In an effort to bring about a discussion (and hopefully diffuse some information on) scaling, last week I told the story of Origin Shabamtech and Gulfomatic's Solutioneers, bringing about an open question regarding the myth of
how Gulfomatic solved Shabamtech's scaling woes.
After telling the story, I asked,
I want to figure out the mystery. Do you have any ideas? How would you determine what's causing the site to crash? What might you look at? What might you do to fix it?
Let's recount what we know about the situation:
- It was making a ton of money.
- There was an application running it.
- There was no source code for the application, and no vendor to contact to get it.
- The application had to access a database by knowing the DB file location.
- Gulfomatic's Solutioneers tried several potential solutions before finding the one that worked
That's all we know initially. What does that tell us?
- Our solution needs to be implemented quickly, and we have money to spend if we need to.
- Even if the application itself is the cause of our problems, we can't change it because we lack the source code, so our solution has to be done outside of the app itself.
- Whatever solution we come up with has to take into account the fact that we're using a file path to access a database.
- You can work methodically - trying the simplest solutions first, and revise them as more information presents itself.
But where do we go from here? The answer came from
shag in
the comments to the original post:
any clue as to what we're working with here? what kind of app are we talking about? what are the pieces in the puzzle that makes it go? what are the symptoms? what kind of access do we have? what kind of layers to we have? what kind of hardware do we have? what kind of os do we have?
i think we need to address what we are dealing with prior to the how to resolve the problem.

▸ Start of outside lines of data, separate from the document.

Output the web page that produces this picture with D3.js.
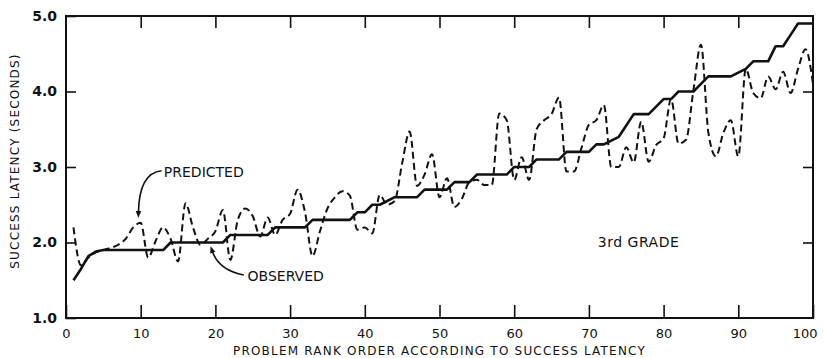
<!DOCTYPE html>
<html>
<head>
<meta charset="utf-8">
<script src="https://cdn.jsdelivr.net/npm/d3@7"></script>
<style>
  body { margin: 0; background: #fff; }
  #chart { width: 824px; height: 358px; }
  text { font-family: "DejaVu Sans", sans-serif; fill: #111; }
</style>
</head>
<body>
<div id="chart"></div>
<script>
const width = 824;
const height = 358;
const margin = { top: 16, right: 11, bottom: 40, left: 66 };

// rank 1..100
const ranks = d3.range(1, 101);

// observed latency (solid, stepped)
const observed = [
  1.5, 1.65, 1.82, 1.88, 1.9, 1.9, 1.9, 1.9, 1.9, 1.9,
  1.9, 1.9, 1.9, 2.0, 2.0, 2.0, 2.0, 2.0, 2.0, 2.0,
  2.0, 2.1, 2.1, 2.1, 2.1, 2.1, 2.1, 2.2, 2.2, 2.2,
  2.2, 2.2, 2.3, 2.3, 2.3, 2.3, 2.3, 2.3, 2.4, 2.4,
  2.5, 2.5, 2.55, 2.6, 2.6, 2.6, 2.6, 2.7, 2.7, 2.7,
  2.7, 2.8, 2.8, 2.8, 2.9, 2.9, 2.9, 2.9, 2.9, 3.0,
  3.0, 3.0, 3.1, 3.1, 3.1, 3.1, 3.2, 3.2, 3.2, 3.2,
  3.3, 3.3, 3.35, 3.4, 3.55, 3.7, 3.7, 3.7, 3.8, 3.9,
  3.9, 4.0, 4.0, 4.0, 4.1, 4.2, 4.2, 4.2, 4.2, 4.25,
  4.3, 4.4, 4.4, 4.4, 4.6, 4.6, 4.75, 4.9, 4.9, 4.9
];

// predicted latency (dashed)
const predicted = [
  2.2, 1.7, 1.8, 1.87, 1.9, 1.93, 1.97, 2.05, 2.2, 2.26,
  1.8, 2.02, 2.2, 2.05, 1.75, 2.52, 2.2, 1.97, 2.05, 2.15,
  2.43, 1.77, 2.3, 2.45, 2.35, 2.08, 2.33, 2.1, 2.3, 2.38,
  2.7, 2.4, 1.82, 2.15, 2.45, 2.6, 2.68, 2.62, 2.17, 2.2,
  2.12, 2.63, 2.5, 2.55, 3.05, 3.47, 2.75, 2.9, 3.17, 2.6,
  2.85, 2.47, 2.58, 2.8, 2.83, 2.76, 2.76, 3.71, 3.62, 2.83,
  3.13, 2.83, 3.5, 3.62, 3.7, 3.92, 2.94, 2.94, 3.25, 3.56,
  3.62, 3.82, 3.0, 3.0, 3.26, 3.06, 3.6, 3.07, 3.29, 3.38,
  3.9, 3.31, 3.36, 4.02, 4.62, 3.45, 3.14, 3.45, 3.62, 3.14,
  4.3, 3.98, 3.91, 4.2, 4.03, 4.26, 3.98, 4.3, 4.56, 4.1
];

const xTicks = d3.range(0, 101, 10);
const yTicks = [1, 2, 3, 4, 5];

const svg = d3.select("#chart")
  .append("svg")
  .attr("width", width)
  .attr("height", height);

const x = d3.scaleLinear()
  .domain([0, 100])
  .range([margin.left, width - margin.right]);

const y = d3.scaleLinear()
  .domain([1, 5])
  .range([height - margin.bottom, margin.top]);

// arrowhead
svg.append("defs").append("marker")
  .attr("id", "arrow")
  .attr("viewBox", "0 0 10 10")
  .attr("refX", 2)
  .attr("refY", 5)
  .attr("markerWidth", 7)
  .attr("markerHeight", 7)
  .attr("markerUnits", "userSpaceOnUse")
  .attr("orient", "auto")
  .append("path")
  .attr("d", "M0,1 L10,5 L0,9 Z")
  .attr("fill", "#111");

// axes (ticks point inward)
const gx = svg.append("g")
  .attr("transform", `translate(0,${y(1)})`)
  .call(d3.axisBottom(x).tickValues(xTicks).tickSizeInner(-13).tickSizeOuter(0).tickPadding(11));

const gxTop = svg.append("g")
  .attr("transform", `translate(0,${y(5)})`)
  .call(d3.axisTop(x).tickValues(xTicks.slice(1, -1)).tickSizeInner(-12).tickSizeOuter(0).tickFormat(""));

const gy = svg.append("g")
  .attr("transform", `translate(${x(0)},0)`)
  .call(d3.axisLeft(y).tickValues(yTicks).tickSizeInner(-10).tickSizeOuter(0).tickPadding(9).tickFormat(d3.format(".1f")));

const gyRight = svg.append("g")
  .attr("transform", `translate(${x(100)},0)`)
  .call(d3.axisRight(y).tickValues(yTicks.slice(1, -1)).tickSizeInner(-10).tickSizeOuter(0).tickFormat(""));

[gx, gxTop, gy, gyRight].forEach(g => {
  g.select(".domain").remove();
  g.selectAll(".tick line").attr("stroke", "#111").attr("stroke-width", 1.6);
});

gx.selectAll("text")
  .attr("font-size", 13)
  .attr("font-family", "DejaVu Sans, sans-serif")
  .attr("fill", "#111");

// last label sits against the right edge
gx.selectAll(".tick text")
  .filter(d => d === 100)
  .attr("text-anchor", "end")
  .attr("x", 4);

gy.selectAll("text")
  .attr("font-size", 14)
  .attr("font-weight", "bold")
  .attr("font-family", "DejaVu Sans, sans-serif")
  .attr("fill", "#111");

// frame
svg.append("rect")
  .attr("x", x(0))
  .attr("y", y(5))
  .attr("width", x(100) - x(0))
  .attr("height", y(1) - y(5))
  .attr("fill", "none")
  .attr("stroke", "#111")
  .attr("stroke-width", 2);

// observed line
const lineObs = d3.line()
  .x((d, i) => x(ranks[i]))
  .y(d => y(d));

svg.append("path")
  .datum(observed)
  .attr("d", lineObs)
  .attr("fill", "none")
  .attr("stroke", "#111")
  .attr("stroke-width", 2.6)
  .attr("stroke-linejoin", "round");

// predicted line
const linePred = d3.line()
  .x((d, i) => x(ranks[i]))
  .y(d => y(d))
  .curve(d3.curveMonotoneX);

svg.append("path")
  .datum(predicted)
  .attr("d", linePred)
  .attr("fill", "none")
  .attr("stroke", "#111")
  .attr("stroke-width", 2)
  .attr("stroke-dasharray", "7,4");

// annotations
const predArrow = [[12.8, 2.95], [9.8, 2.92], [9.7, 2.4]];
const obsArrow = [[23.8, 1.57], [20.5, 1.63], [19.6, 1.88]];

function curvePath(pts) {
  return `M${x(pts[0][0])},${y(pts[0][1])} Q${x(pts[1][0])},${y(pts[1][1])} ${x(pts[2][0])},${y(pts[2][1])}`;
}

[predArrow, obsArrow].forEach(pts => {
  svg.append("path")
    .attr("d", curvePath(pts))
    .attr("fill", "none")
    .attr("stroke", "#111")
    .attr("stroke-width", 1.6)
    .attr("marker-end", "url(#arrow)");
});

svg.append("text")
  .attr("x", x(13.1))
  .attr("y", y(2.87))
  .attr("font-size", 14)
  .text("PREDICTED");

svg.append("text")
  .attr("x", x(24.3))
  .attr("y", y(1.49))
  .attr("font-size", 14)
  .text("OBSERVED");

svg.append("text")
  .attr("x", x(71.2))
  .attr("y", y(1.94))
  .attr("font-size", 14)
  .attr("letter-spacing", 0.5)
  .text("3rd GRADE");

// axis titles
svg.append("text")
  .attr("x", (x(0) + x(100)) / 2)
  .attr("y", 355)
  .attr("text-anchor", "middle")
  .attr("font-size", 12)
  .attr("letter-spacing", 1.2)
  .text("PROBLEM RANK ORDER ACCORDING TO SUCCESS LATENCY");

svg.append("text")
  .attr("transform", `translate(19,${(y(1) + y(5)) / 2 - 6}) rotate(-90)`)
  .attr("text-anchor", "middle")
  .attr("font-size", 12)
  .attr("letter-spacing", 1.2)
  .text("SUCCESS LATENCY (SECONDS)");
</script>
</body>
</html>
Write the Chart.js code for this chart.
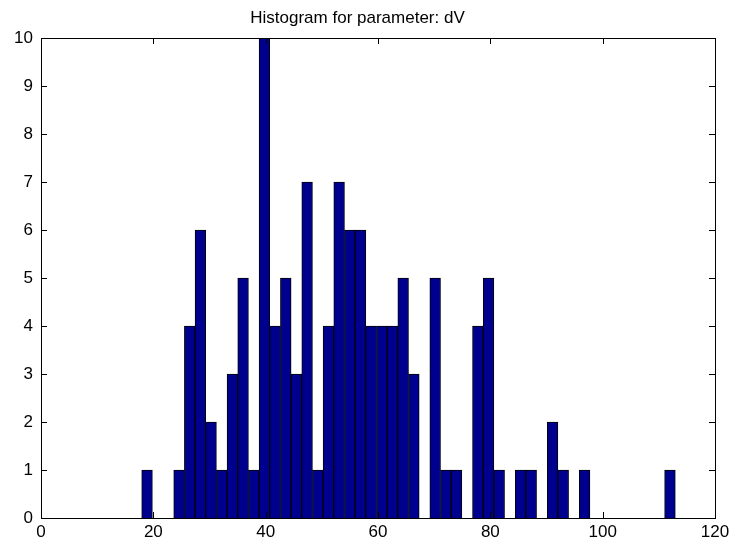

that being said, from a high level (and i mean like jupiter), some basic things are:
- identify symptoms
- scour logs
We start by identifying the symptoms. In this case, the application is crashing. What are the potential bottlenecks in the system that might cause it to crash? Are we lacking bandwidth? Is the web server crawling to a halt? Is the application itself using too many resources? Can the DB handle the load being thrown its way? Maybe the combination of these things is just causing the computer to crash.
Reading the logs and monitoring the different processes will probably give you an idea of who is the culprit.
Check the application logs if it has them. Check the web server and DB logs. Check your OS logs. Just like in programming, you cannot just make changes in random places to improve performance. You need to analyze the system's behavior to find the bottleneck, which will tell you where your changes will be most effective.
That gives us several potential bottlenecks:
- Insufficient computational ability in processor speed, disk space / speed, or memory. Completely a hardware problem.
-
The web server + database + application combined are just too much for the current hardware to handle.
-
The database itself just cannot handle the number of requests being sent its way.
-
The application (which lacks source code!) is the bottleneck. It hogs processor cycles and memory like a squirrel hoards nuts.
(What did I miss?)
Given what we know about the situation, what would you do in each scenario?